- Directive
Your output is the lines from the first one to the one containing "12.0, 10.9, 9.8]", repeated exactly, with images left out.

- Dataset excerpt
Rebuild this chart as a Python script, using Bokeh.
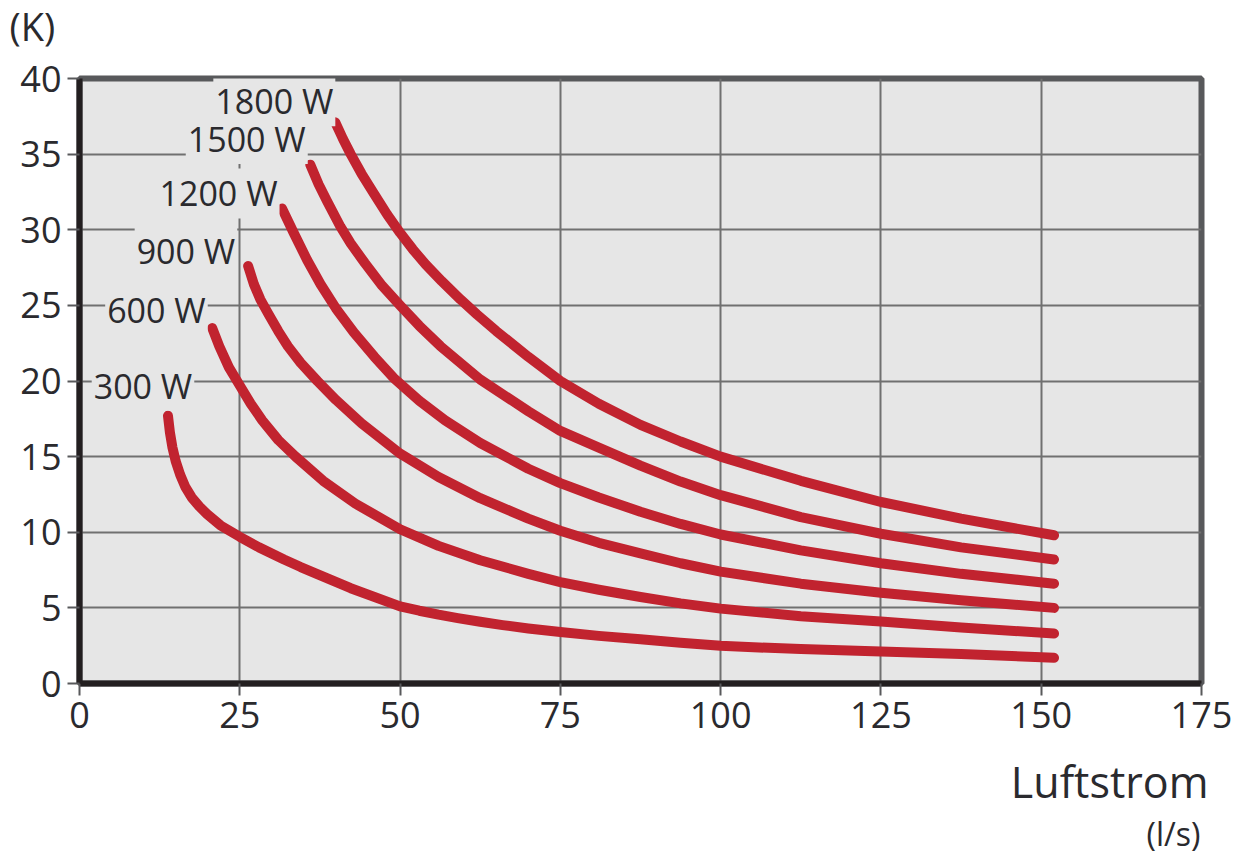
from bokeh.plotting import figure
from bokeh.models import Range1d, FixedTicker, Label, Title
from bokeh.embed import file_html
from bokeh.resources import INLINE

# ---- data ----
x_ticks = [0, 25, 50, 75, 100, 125, 150, 175]
y_ticks = [0, 5, 10, 15, 20, 25, 30, 35, 40]

series_names = ["300 W", "600 W", "900 W", "1200 W", "1500 W", "1800 W"]

q_300 = [13.8, 14.1, 14.5, 15.0, 15.7, 16.5, 17.5, 18.7, 19.9, 22, 25, 28, 31.9, 34.5, 37, 42.3, 50, 53, 56, 59, 62.5, 66, 70, 75, 81, 87.5, 93.75, 100, 106, 112.5, 125, 137.5, 152]
k_300 = [17.7, 16.6, 15.6, 14.7, 13.8, 13.0, 12.3, 11.7, 11.2, 10.45, 9.7, 9.0, 8.2, 7.7, 7.25, 6.3, 5.1, 4.81, 4.55, 4.32, 4.08, 3.86, 3.64, 3.40, 3.15, 2.92, 2.7, 2.5, 2.38, 2.28, 2.12, 1.95, 1.7]

q_600 = [20.7, 21.8, 23.3, 25, 26.7, 28.5, 31, 33.7, 38, 43, 50, 56, 62.5, 70, 75, 81, 87.5, 93.75, 100, 112.5, 125, 137.5, 152]
k_600 = [23.5, 22.3, 20.9, 19.7, 18.5, 17.4, 16.1, 15.0, 13.4, 11.9, 10.2, 9.1, 8.15, 7.25, 6.7, 6.2, 5.72, 5.3, 4.95, 4.45, 4.1, 3.7, 3.3]

q_900 = [26.3, 27.2, 28.2, 29.5, 31, 32.5, 34.5, 37.1, 40, 44, 50, 56, 62.5, 70, 75, 81, 87.5, 93.75, 100, 112.5, 125, 137.5, 152]
k_900 = [27.6, 26.4, 25.4, 24.4, 23.3, 22.3, 21.2, 20.0, 18.75, 17.2, 15.2, 13.65, 12.25, 10.9, 10.1, 9.3, 8.6, 7.95, 7.4, 6.6, 6.0, 5.5, 5.0]

q_1200 = [31.6, 33.4, 35.5, 37.6, 40, 42.8, 46, 49, 53, 57, 62.5, 70, 75, 81, 87.5, 93.75, 100, 112.5, 125, 137.5, 152]
k_1200 = [31.4, 29.8, 28.0, 26.4, 24.8, 23.2, 21.6, 20.2, 18.7, 17.4, 15.9, 14.2, 13.25, 12.3, 11.35, 10.55, 9.85, 8.8, 7.95, 7.25, 6.6]

q_1500 = [36.0, 37.3, 38.6, 40.7, 42.3, 44.5, 47.2, 50, 53, 56.3, 62.5, 70, 75, 81, 87.5, 93.75, 100, 112.5, 125, 137.5, 152]
k_1500 = [34.3, 33.0, 31.9, 30.2, 29.1, 27.8, 26.3, 25.0, 23.65, 22.3, 20.1, 18.0, 16.7, 15.6, 14.4, 13.35, 12.45, 11.0, 9.9, 9.0, 8.2]

q_1800 = [39.9, 41.1, 42.3, 44, 45.9, 48, 50, 52, 54, 56.5, 59.4, 62, 65, 70, 75, 81, 87.5, 93.75, 100, 112.5, 125, 137.5, 152]
k_1800 = [37.1, 36.0, 35.0, 33.7, 32.4, 31.0, 29.8, 28.7, 27.7, 26.6, 25.4, 24.4, 23.3, 21.6, 20.0, 18.5, 17.1, 16.0, 15.0, 13.4, 12.0, 10.9, 9.8]

# label anchor points (right edge / vertical middle of each curve label)
label_q = [17.9, 20.0, 24.6, 31.2, 35.6, 39.9]
label_k = [19.7, 24.7, 28.6, 32.4, 36.0, 38.5]

series_q = [q_300, q_600, q_900, q_1200, q_1500, q_1800]
series_k = [k_300, k_600, k_900, k_1200, k_1500, k_1800]

y_unit = "(K)"
x_title = "Luftstrom"
x_unit = "(l/s)"

# ---- styling ----
FONT = "Open Sans"
TEXT = "#2a2a2e"
RED = "#c1232f"
BG = "#e6e6e6"

p = figure(
    frame_width=1122, frame_height=605,
    min_border_left=79, min_border_top=78, min_border_right=40, min_border_bottom=173,
    x_range=Range1d(0, 175), y_range=Range1d(0, 40),
    output_backend="svg", toolbar_location=None, title_location=None,
)
p.background_fill_color = BG
p.border_fill_color = "white"
p.outline_line_color = "#58595b"
p.outline_line_width = 6

for ax, ticks in ((p.xaxis, x_ticks), (p.yaxis, y_ticks)):
    ax.ticker = FixedTicker(ticks=ticks)
    ax.minor_tick_line_color = None
    ax.axis_line_color = "#231f20"
    ax.axis_line_width = 6
    ax.major_tick_line_color = "#58595b"
    ax.major_tick_line_width = 2
    ax.major_tick_in = 0
    ax.major_tick_out = 12
    ax.major_label_text_font = FONT
    ax.major_label_text_font_size = "36px"
    ax.major_label_text_color = TEXT

p.yaxis.major_label_standoff = 6
p.xaxis.major_label_standoff = 6

p.grid.grid_line_color = "#707070"
p.grid.grid_line_width = 2
p.xgrid.ticker = FixedTicker(ticks=x_ticks)
p.ygrid.ticker = FixedTicker(ticks=y_ticks)

for qs, ks in zip(series_q, series_k):
    p.line(qs, ks, line_color=RED, line_width=10, line_cap="round", line_join="round")

for name, lq, lk in zip(series_names, label_q, label_k):
    p.add_layout(Label(
        x=lq, y=lk, text=name, text_align="right", text_baseline="middle",
        text_font=FONT, text_font_size="34px", text_color=TEXT,
        background_fill_color=BG, padding=2,
    ))

# unit of the y axis, above the frame (a blank spacer keeps it clear of the frame)
p.add_layout(Title(text=" ", text_font_size="10px", standoff=20), "above")
p.add_layout(Title(text=y_unit, align="left", offset=-70, standoff=-12,
                   text_font=FONT, text_font_size="38px", text_font_style="normal",
                   text_color=TEXT), "above")

# x axis title (two lines), right-aligned below the axis
p.add_layout(Title(text=x_title, align="right", offset=-7, standoff=39,
                   text_font=FONT, text_font_size="43px", text_font_style="normal",
                   text_color=TEXT), "below")
p.add_layout(Title(text=x_unit, align="right", offset=1, standoff=-41,
                   text_font=FONT, text_font_size="32px", text_font_style="normal",
                   text_color=TEXT), "below")

open("out.html", "w").write(file_html(p, INLINE))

- Response
Rebuild this chart as a Python script, using Bokeh.
from bokeh.plotting import figure
from bokeh.models import Range1d, FixedTicker, Label, Title
from bokeh.embed import file_html
from bokeh.resources import INLINE

# ---- data ----
x_ticks = [0, 25, 50, 75, 100, 125, 150, 175]
y_ticks = [0, 5, 10, 15, 20, 25, 30, 35, 40]

series_names = ["300 W", "600 W", "900 W", "1200 W", "1500 W", "1800 W"]

q_300 = [13.8, 14.1, 14.5, 15.0, 15.7, 16.5, 17.5, 18.7, 19.9, 22, 25, 28, 31.9, 34.5, 37, 42.3, 50, 53, 56, 59, 62.5, 66, 70, 75, 81, 87.5, 93.75, 100, 106, 112.5, 125, 137.5, 152]
k_300 = [17.7, 16.6, 15.6, 14.7, 13.8, 13.0, 12.3, 11.7, 11.2, 10.45, 9.7, 9.0, 8.2, 7.7, 7.25, 6.3, 5.1, 4.81, 4.55, 4.32, 4.08, 3.86, 3.64, 3.40, 3.15, 2.92, 2.7, 2.5, 2.38, 2.28, 2.12, 1.95, 1.7]

q_600 = [20.7, 21.8, 23.3, 25, 26.7, 28.5, 31, 33.7, 38, 43, 50, 56, 62.5, 70, 75, 81, 87.5, 93.75, 100, 112.5, 125, 137.5, 152]
k_600 = [23.5, 22.3, 20.9, 19.7, 18.5, 17.4, 16.1, 15.0, 13.4, 11.9, 10.2, 9.1, 8.15, 7.25, 6.7, 6.2, 5.72, 5.3, 4.95, 4.45, 4.1, 3.7, 3.3]

q_900 = [26.3, 27.2, 28.2, 29.5, 31, 32.5, 34.5, 37.1, 40, 44, 50, 56, 62.5, 70, 75, 81, 87.5, 93.75, 100, 112.5, 125, 137.5, 152]
k_900 = [27.6, 26.4, 25.4, 24.4, 23.3, 22.3, 21.2, 20.0, 18.75, 17.2, 15.2, 13.65, 12.25, 10.9, 10.1, 9.3, 8.6, 7.95, 7.4, 6.6, 6.0, 5.5, 5.0]

q_1200 = [31.6, 33.4, 35.5, 37.6, 40, 42.8, 46, 49, 53, 57, 62.5, 70, 75, 81, 87.5, 93.75, 100, 112.5, 125, 137.5, 152]
k_1200 = [31.4, 29.8, 28.0, 26.4, 24.8, 23.2, 21.6, 20.2, 18.7, 17.4, 15.9, 14.2, 13.25, 12.3, 11.35, 10.55, 9.85, 8.8, 7.95, 7.25, 6.6]

q_1500 = [36.0, 37.3, 38.6, 40.7, 42.3, 44.5, 47.2, 50, 53, 56.3, 62.5, 70, 75, 81, 87.5, 93.75, 100, 112.5, 125, 137.5, 152]
k_1500 = [34.3, 33.0, 31.9, 30.2, 29.1, 27.8, 26.3, 25.0, 23.65, 22.3, 20.1, 18.0, 16.7, 15.6, 14.4, 13.35, 12.45, 11.0, 9.9, 9.0, 8.2]

q_1800 = [39.9, 41.1, 42.3, 44, 45.9, 48, 50, 52, 54, 56.5, 59.4, 62, 65, 70, 75, 81, 87.5, 93.75, 100, 112.5, 125, 137.5, 152]
k_1800 = [37.1, 36.0, 35.0, 33.7, 32.4, 31.0, 29.8, 28.7, 27.7, 26.6, 25.4, 24.4, 23.3, 21.6, 20.0, 18.5, 17.1, 16.0, 15.0, 13.4, 12.0, 10.9, 9.8]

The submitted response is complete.